The spams were recognized by gmail as spam, and didn't even appear in
my Apple Mail inbox. The only way I saw them in apple mail was by
going to the gmail folder on the left sidebar. I'm thinking that's
where Growl found them. I think there is a way in the gmail webpage to
keep those folders from appearing in Apple Mail, but I've forgotten at
the moment.

Is there a way for Growl to only check the Mail inbox? If not --
feature request!


--

On Dec 28, 10:43 pm, Peter Hosey <[email protected]> wrote:
> On Dec 28, 2010, at 20:33:58, outpost wrote:
>
> > Yes, I'm pretty sure growl notified it -- but I'm not absolutely sure.
>
> Hm.

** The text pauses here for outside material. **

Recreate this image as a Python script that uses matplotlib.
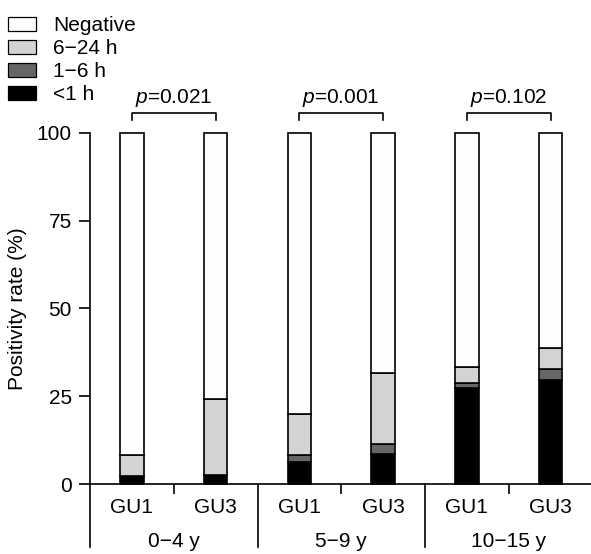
import matplotlib
matplotlib.use('Agg')
import matplotlib.pyplot as plt
from matplotlib.patches import Patch

plt.rcParams['font.family'] = ['Liberation Sans', 'DejaVu Sans']
plt.rcParams['mathtext.fontset'] = 'custom'
plt.rcParams['mathtext.it'] = 'Liberation Sans:italic'
plt.rcParams['mathtext.rm'] = 'Liberation Sans'

# ── data ─────────────────────────────────────────────────────────────────────
bars     = ['GU1', 'GU3', 'GU1', 'GU3', 'GU1', 'GU3']
groups   = ['0\u22124 y', '5\u22129 y', '10\u221215 y']
p_values = ['0.021', '0.001', '0.102']

lt_1h  = [2.3, 2.5, 6.2, 8.4, 27.2, 29.7]
h_1_6  = [0.0, 0.0, 2.0, 3.0, 1.5, 2.9]
h_6_24 = [5.9, 21.6, 11.6, 20.3, 4.6, 6.2]

labels = ['Negative', '6\u221224 h', '1\u22126 h', '<1 h']
colors = ['#fdfdfd', '#d3d3d3', '#666666', '#000000']

FS = 15

# ── figure ───────────────────────────────────────────────────────────────────
W, H = 591, 554
fig = plt.figure(figsize=(W / 100, H / 100), dpi=100)
ax = fig.add_axes([90 / W, 1 - 484 / H, 502.5 / W, 351.3 / H])

x = list(range(len(bars)))
negative = [100 - a - b - c for a, b, c in zip(lt_1h, h_1_6, h_6_24)]
bottom = [0.0] * len(bars)
for vals, col in [(lt_1h, colors[3]), (h_1_6, colors[2]),
                  (h_6_24, colors[1]), (negative, colors[0])]:
    ax.bar(x, vals, width=0.28, bottom=bottom, color=col,
           edgecolor='black', linewidth=1.2, clip_on=False, zorder=3)
    bottom = [b + v for b, v in zip(bottom, vals)]

ax.set_xlim(-0.5, 5.5)
ax.set_ylim(0, 100)
ax.set_yticks([0, 25, 50, 75, 100])
ax.tick_params(axis='y', length=8, width=1.2, labelsize=FS, pad=5)
ax.set_xticks([0.5, 2.5, 4.5])
ax.set_xticklabels([])
ax.tick_params(axis='x', length=7, width=1.2)
ax.set_ylabel('Positivity rate (%)', fontsize=FS, labelpad=7)
for s in ['top', 'right']:
    ax.spines[s].set_visible(False)
for s in ['left', 'bottom']:
    ax.spines[s].set_linewidth(1.2)

# group dividers below axis + labels
trans = ax.get_xaxis_transform()
for xd in [-0.5, 1.5, 3.5]:
    ax.plot([xd, xd], [0, -0.179], color='black', lw=1.2,
            transform=trans, clip_on=False)
for i, name in enumerate(bars):
    ax.text(i, -0.068, name, transform=trans, ha='center', va='center',
            fontsize=FS)
for g, name in enumerate(groups):
    ax.text(2 * g + 0.5, -0.165, name, transform=trans, ha='center',
            va='center', fontsize=FS)

# p-value brackets
for g, p in enumerate(p_values):
    x0, x1 = 2 * g, 2 * g + 1
    ax.plot([x0, x0, x1, x1], [103.6, 105.6, 105.6, 103.6], color='black',
            lw=1.2, clip_on=False)
    ax.text(2 * g + 0.5, 108.5, r'$\it{p}$=' + p, ha='center',
            va='baseline', fontsize=FS)

handles = [Patch(facecolor=c, edgecolor='black', linewidth=0.9) for c in colors]
fig.legend(handles, labels, loc='upper left', bbox_to_anchor=(8 / W, 1 - 16 / H),
           frameon=False, fontsize=FS, handlelength=1.35, handleheight=0.67,
           handletextpad=0.8, labelspacing=0.2, borderpad=0, borderaxespad=0)

fig.savefig('out.png', dpi=100)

Well, that shouldn't happen.
>
> About the only way you could get a notification for a spam message (that Mail 
> recognizes as spam), having turned off the New Junk Mail notification in 
> Growl, is if Mail somehow hasn't marked it as spam yet (so GrowlMail sees it 
> as a non-spam message). This is actually somewhat plausible, if the body 
> hasn't come in yet so that Mail can analyze it.
>
> I'm not sure how we can address that. Even after the message body arrives, 
> Mail can be very lazy about analyzing messages' junk mail status.